The strongest performing city outside London is Cambridge, which has had 10 per cent growth in the past 12 months. In Brighton (7.2 per cent), Paul Taggart, the associate director of Hamptons International at Brighton and Hove, reports a market less frantic than it was a few months ago — more properties have come on the market, which has started to have an effect on prices. The number of people registering at the Bristol office of Knight Frank is up by 35 per cent compared to last year. James Toogood, a partner of the agency there, reports the country market around Bristol is finding “renewed strength”. 

Rural

“The market is still very price and quality-sensitive, so the good is going, but the bad and ugly are not,” says Robin Gould, a buying agent who covers Wiltshire, Dorset, Somerset, Hampshire and Devon for Prime Purchase. He observes that second-home buyers in these areas are rare. James Wilson, a director of Jackson-Stops & Staff at Shaftesbury, says: “It’s a far cry from the frenetic market that London and some of the southeast is experiencing.”

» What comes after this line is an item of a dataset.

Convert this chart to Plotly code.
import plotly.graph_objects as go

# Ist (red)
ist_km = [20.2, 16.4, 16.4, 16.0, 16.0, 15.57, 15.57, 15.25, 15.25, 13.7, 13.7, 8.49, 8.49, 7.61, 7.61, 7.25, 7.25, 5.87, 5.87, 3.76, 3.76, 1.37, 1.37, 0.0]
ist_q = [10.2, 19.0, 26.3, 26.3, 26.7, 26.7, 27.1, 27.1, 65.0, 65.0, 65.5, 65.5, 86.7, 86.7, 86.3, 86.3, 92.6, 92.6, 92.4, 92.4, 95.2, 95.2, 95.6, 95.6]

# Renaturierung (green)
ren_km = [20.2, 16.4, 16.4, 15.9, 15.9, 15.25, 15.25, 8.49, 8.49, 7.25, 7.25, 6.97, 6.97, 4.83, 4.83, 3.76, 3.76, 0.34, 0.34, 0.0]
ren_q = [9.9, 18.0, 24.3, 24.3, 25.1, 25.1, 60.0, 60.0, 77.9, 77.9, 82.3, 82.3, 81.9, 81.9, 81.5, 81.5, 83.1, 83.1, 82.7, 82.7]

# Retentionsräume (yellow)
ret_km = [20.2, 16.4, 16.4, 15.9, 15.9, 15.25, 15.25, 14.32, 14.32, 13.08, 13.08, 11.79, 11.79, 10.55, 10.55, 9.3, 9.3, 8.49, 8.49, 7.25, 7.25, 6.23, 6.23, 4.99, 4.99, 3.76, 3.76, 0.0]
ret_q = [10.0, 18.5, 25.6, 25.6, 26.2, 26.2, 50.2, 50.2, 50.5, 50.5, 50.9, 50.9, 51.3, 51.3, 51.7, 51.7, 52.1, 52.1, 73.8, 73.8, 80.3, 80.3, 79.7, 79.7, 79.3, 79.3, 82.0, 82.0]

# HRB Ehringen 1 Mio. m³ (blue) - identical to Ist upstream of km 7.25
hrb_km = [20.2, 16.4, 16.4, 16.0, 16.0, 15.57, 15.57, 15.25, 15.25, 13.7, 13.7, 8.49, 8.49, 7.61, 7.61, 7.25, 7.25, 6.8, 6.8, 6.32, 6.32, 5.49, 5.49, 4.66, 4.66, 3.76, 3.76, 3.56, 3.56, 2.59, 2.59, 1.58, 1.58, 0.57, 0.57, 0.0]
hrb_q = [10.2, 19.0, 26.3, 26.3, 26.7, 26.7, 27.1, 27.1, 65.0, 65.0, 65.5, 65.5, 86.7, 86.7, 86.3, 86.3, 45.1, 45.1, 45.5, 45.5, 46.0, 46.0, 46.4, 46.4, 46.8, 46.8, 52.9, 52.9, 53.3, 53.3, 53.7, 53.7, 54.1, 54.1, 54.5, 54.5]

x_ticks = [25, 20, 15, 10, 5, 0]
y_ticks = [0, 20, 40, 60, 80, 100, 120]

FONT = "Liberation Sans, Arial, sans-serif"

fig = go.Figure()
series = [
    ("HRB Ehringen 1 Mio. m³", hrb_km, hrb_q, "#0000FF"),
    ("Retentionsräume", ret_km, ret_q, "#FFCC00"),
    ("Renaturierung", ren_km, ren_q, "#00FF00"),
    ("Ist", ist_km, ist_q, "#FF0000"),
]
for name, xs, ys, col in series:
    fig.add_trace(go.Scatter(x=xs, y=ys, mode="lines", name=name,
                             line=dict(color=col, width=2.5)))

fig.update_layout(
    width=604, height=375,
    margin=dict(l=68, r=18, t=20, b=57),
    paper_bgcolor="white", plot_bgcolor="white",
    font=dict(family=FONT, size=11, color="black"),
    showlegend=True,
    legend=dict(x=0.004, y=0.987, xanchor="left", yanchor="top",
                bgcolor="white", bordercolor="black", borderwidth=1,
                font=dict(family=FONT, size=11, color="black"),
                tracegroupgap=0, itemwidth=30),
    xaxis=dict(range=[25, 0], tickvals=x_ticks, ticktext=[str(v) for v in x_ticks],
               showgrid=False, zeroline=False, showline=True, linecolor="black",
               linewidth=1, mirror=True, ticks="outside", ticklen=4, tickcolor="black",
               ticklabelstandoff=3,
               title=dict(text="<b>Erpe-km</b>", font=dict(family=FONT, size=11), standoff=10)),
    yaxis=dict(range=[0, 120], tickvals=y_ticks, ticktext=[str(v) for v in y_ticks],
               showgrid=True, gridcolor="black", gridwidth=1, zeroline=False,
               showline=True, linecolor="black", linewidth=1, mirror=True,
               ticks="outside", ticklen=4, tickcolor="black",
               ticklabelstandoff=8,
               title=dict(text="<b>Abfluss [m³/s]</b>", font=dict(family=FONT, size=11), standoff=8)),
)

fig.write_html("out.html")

Knight Frank reports that growth in Dorset is 1.9 per cent, in North Yorkshire it’s 3.2 per cent and Lincolnshire 4.7 per cent. Prime rural properties grew by 4.1 per cent in the past 12 months, compared with the 8.2 per cent achieved by prime urban ones, according to Grainne Gilmore, head of UK residential research at Knight Frank. 

Coastal

These are taking the longest time to recover: prices in Cornwall are subdued, with a growth of 1.7 per cent over the past 12 months, according to Hamptons International. In Blackpool, prices have fallen by 1.2 per cent. Prices in Poole have grown 5.3 per cent; those in Barnstaple have flatlined at 0 per cent. “The second-home market hasn’t recovered as quickly as the mainstream market,” says Chick, who also points out that the prime coastal hotspots were some of the areas hit hardest by the credit crunch — by mid-2013 they were still 26 per cent below their peak.